The train arrived with 40 carriages loaded with household appliances.
An inaugural freight train carrying goods from Turkey’s western Mediterranean shores to the heart of Uzbekistan arrived at its destination in Tashkent over the weekend, the Uzbek state-run railway company has said in a statement.
A train pulling 40 carriages loaded with household appliances and refrigeration equipment was met by a welcoming committee following a trip that saw it travel through Iran and Turkmenistan.
The four-nation, 4,500-kilometer route was devised jointly by the state railway companies of Uzbekistan and Turkey.
That this trip happened at all appears to be fruit of discussions at the Organization of Turkic States heads of state summit held in Samarkand, Uzbekistan, on November 11. As the Uzbek railways company said in its statement, “an agreement was reached on the creation and development of new transport transit corridors” at the summit.
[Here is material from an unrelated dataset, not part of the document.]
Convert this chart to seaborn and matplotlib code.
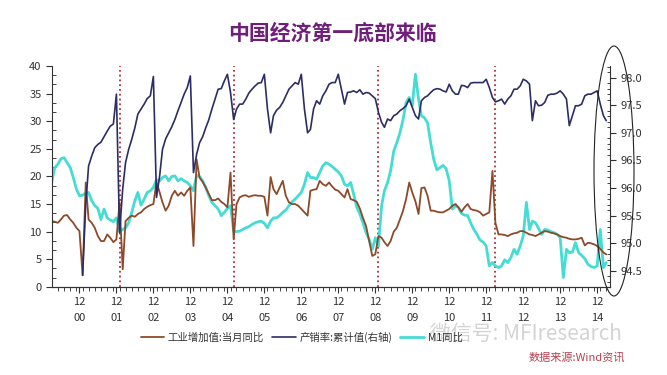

No information is forthcoming about how long it took for the train to reach its final destination, but the route appears to present some intriguing possibilities. The 40 carriages departed from the Aegean port city of Izmir, which is in turn a 10-hour sail from the mainly Chinese-controlled port of Piraeus in Greece – one of the largest ports of its kind in Europe.
One roughly analogous transportation corridor described by Uzbekistan’s Investments and Foreign Trade Ministry envisions Tashkent being linked to Sofia in Bulgaria, via Istanbul, across a 5,150-kilometer, two-week route that takes in a crossing of the Caspian Sea.
But with Kazakhstan seemingly poised to make more sustained used of already-crowded trans-Caspian routes, the alternative option of going a shorter distance overland through Iran looks alluring.